Cómo rápidamente lo percibieron quienes enarbolaron cacerolas la misma noche del miércoles anterior, sin esperar ninguna convocatoria y solo estimulados por la imagen de su propia desgracia golpeando las puertas de sus casas, la calle es el principal escenario de lucha actuando con cautela, inteligencia y mirada estratégica. Algo que también leyeron las dirigencias sindicales que –frente al temor de quedar rezagados y fuera de escena– se vieron impelidos a mostrarse rápidamente en lucha por la resistencia. También los legisladores ponen las barbas en remojo porque saben que les tocará afeitarse.
Por ahora no hay liderazgos que ordenen y no los habrá (¿se necesitan?) al menos por el momento. Hay fragmentación y desorden en la protesta. Entre otros motivos porque la bronca no es solo contra Milei y los suyos, sino contra toda la dirigencia a la que se hace responsable por lo que ahora vivimos. No es el “que se vayan todos” del 2001, pero se le parece bastante.
Entre quienes protestan hay diferentes motivaciones y razones. Hay muchas diferencias. Lo único que unifica es la necesidad de la protesta y de ponerles un límite a los atropellos contra la dignidad y los derechos.
Sin embargo, no debería perderse de vista que la unidad es, sin duda, un propósito a alcanzar. Se trata de un objetivo deseable y necesario, pero que se tendrá que ir construyendo en el camino, respetando las diferencias y a partir de la elaboración de coincidencias básicas entre actores disímiles en objetivos y métodos. Sin liderazgos claros a la vista, esa unidad se podrá ir cimentando en la acción conjunta y colectiva, en la calle como escenario y muy probablemente a partir de la coincidencia de las consignas espontáneas de los actores que reclaman por aristas distintas de derechos comunes.
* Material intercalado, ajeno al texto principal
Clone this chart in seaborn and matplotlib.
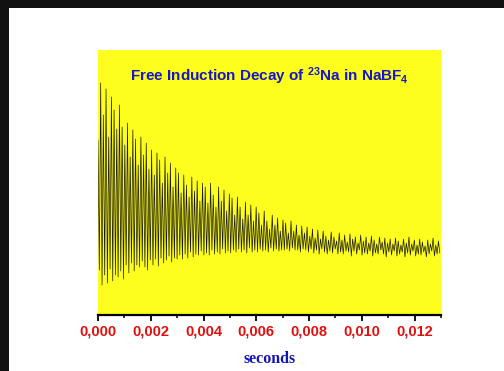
import numpy as np
import pandas as pd
import seaborn as sns
import matplotlib
matplotlib.use("Agg")
import matplotlib.pyplot as plt
from matplotlib.patches import Rectangle
from matplotlib.ticker import MultipleLocator, FuncFormatter

# ---- data (arbitrary signal units) ----
# successive positive peaks of the FID, one per cycle
upper_peaks = [
    175, 232, 200, 226, 178, 218, 205, 186, 210, 188,
    170, 192, 158, 185, 176, 150, 178, 160, 172, 146,
    165, 140, 162, 155, 132, 158, 142, 152, 128, 147,
    142, 122, 140, 130, 118, 138, 124, 134, 114, 132,
    128, 112, 132, 120, 108, 128, 114, 125, 104, 121,
    117, 100, 118, 108, 96, 113, 100, 110, 94, 108,
    102, 90, 104, 94, 86, 100, 90, 97, 84, 95,
    92, 82, 94, 84, 90, 80, 89, 82, 88, 79,
    86, 77, 85, 76, 84, 79, 75, 83, 78, 74,
    82, 75, 80, 73, 81, 76, 78, 72, 80, 74,
    78, 72, 79, 75, 71, 78, 73, 77, 72, 76,
    71, 77, 74, 70, 76, 72, 78, 71, 75, 70,
    76, 73, 69, 75, 71, 77, 70, 74,
]
# successive negative peaks of the FID, one per cycle
lower_peaks = [
    45, 30, 40, 32, 46, 34, 40, 38, 44, 36,
    50, 42, 52, 44, 50, 48, 54, 48, 45, 55,
    50, 56, 49, 57, 52, 55, 59, 53, 57, 56,
    60, 56, 61, 57, 63, 58, 61, 60, 64, 60,
    62, 60, 65, 61, 63, 61, 66, 62, 64, 62,
    65, 63, 66, 63, 65, 62, 67, 63, 65, 63,
    66, 64, 65, 63, 67, 64, 66, 64, 65, 65,
    66, 64, 67, 65, 65, 63, 66, 65, 63, 66,
    62, 65, 61, 66, 63, 61, 64, 62, 66, 61,
    63, 61, 64, 63, 59, 64, 61, 65, 60, 62,
    61, 64, 59, 62, 61, 65, 61, 58, 63, 60,
    64, 59, 61, 63, 58, 62, 60, 64, 59, 61,
    60, 63, 58, 61, 64, 59, 61, 62,
]
sample_step = 5.08e-5          # seconds between successive extrema
x_ticks = [0.000, 0.002, 0.004, 0.006, 0.008, 0.010, 0.012]
x_limits = (0.0, 0.013)
title_text = r"Free Induction Decay of $^{23}$Na in NaBF$_{4}$"
x_label = "seconds"

# interleave maxima and minima into one sampled trace
signal = []
for u, l in zip(upper_peaks, lower_peaks):
    signal += [u, l]
time = np.arange(len(signal)) * sample_step
df = pd.DataFrame({"t": time, "v": signal})

# ---- style ----
sns.set_style("white")
plt.rcParams["font.family"] = ["Liberation Sans", "DejaVu Sans"]
plt.rcParams["mathtext.fontset"] = "custom"
plt.rcParams["mathtext.rm"] = "Liberation Sans:bold"
plt.rcParams["mathtext.it"] = "Liberation Sans:bold"
plt.rcParams["mathtext.bf"] = "Liberation Sans:bold"
plt.rcParams["mathtext.default"] = "rm"

W, H = 504, 371
fig = plt.figure(figsize=(W / 100, H / 100), dpi=100)
fig.patch.set_facecolor("white")
ax = fig.add_axes([98 / W, 1 - 315 / H, (441 - 98) / W, (315 - 50) / H])
ax.set_facecolor("#fdfd1e")

sns.lineplot(data=df, x="t", y="v", ax=ax, sort=False, estimator=None,
             color="#1a1a10", linewidth=0.5)

ax.set_xlim(*x_limits)
ax.set_ylim(0, 265)
ax.set_xticks(x_ticks)
ax.xaxis.set_minor_locator(MultipleLocator(0.001))
ax.xaxis.set_major_formatter(FuncFormatter(lambda v, p: f"{v:.3f}".replace(".", ",")))
ax.set_yticks([])
ax.set_ylabel("")
for s in ["left", "right", "top"]:
    ax.spines[s].set_visible(False)
ax.spines["bottom"].set_color("black")
ax.spines["bottom"].set_linewidth(1.6)
ax.tick_params(axis="x", which="major", direction="out", length=4, width=1.3,
               color="black", pad=3, labelsize=10.5, labelcolor="#e01010", bottom=True)
ax.tick_params(axis="x", which="minor", direction="out", length=2.5, width=1.1,
               color="black", bottom=True)
for lab in ax.get_xticklabels():
    lab.set_fontweight("bold")

ax.set_xlabel(x_label, fontsize=11.5, fontweight="bold", color="#1414b4",
              family=["Liberation Serif", "DejaVu Serif"], labelpad=9)

ax.text(0.5, (315 - 81) / 265, title_text, transform=ax.transAxes, ha="center",
        va="baseline", fontsize=11, fontweight="bold", color="#1717c8")

# black frame strips at the top and left edge of the image
fig.patches.append(Rectangle((0, 1 - 8 / H), 1, 8 / H, transform=fig.transFigure,
                             facecolor="#111111", edgecolor="none", zorder=10))
fig.patches.append(Rectangle((0, 0), 9 / W, 1, transform=fig.transFigure,
                             facecolor="#111111", edgecolor="none", zorder=10))

fig.savefig("out.png", dpi=100)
Sin perder de vista tampoco que esa unidad se consolida desde abajo, en el barrio, en los grupos, en las comunidades. Y no solamente en la coincidencia ideológica o política, sino esencialmente en la acción colectiva y solidaria, en la tarea para proteger al otro y a la otra, para cuidar la vida de quienes son nuestros más próximos. Los cacerolazos espontáneos son una impensada semilla de unidad. Ningún vecino preguntó la filiación política de quien hacía ruido a su costado. Si el desafío es cultural y se trata de reformar la manera de hacer política como forma de mejorar la democracia que tenemos no puede haber otro camino que no sea el de escuchar a todas y todos, sumar manos, poner hombro con hombro, y tirar todos y todas para el mismo lado. Ahí está el germen de la unidad que se necesita construir. Esto es lo que hoy se precisa. Ya habrá tiempo para otros debates y disputas ideológicas y políticas de supuesto alto nivel que también serán imprescindibles a su debido momento. Hoy pueden esperar.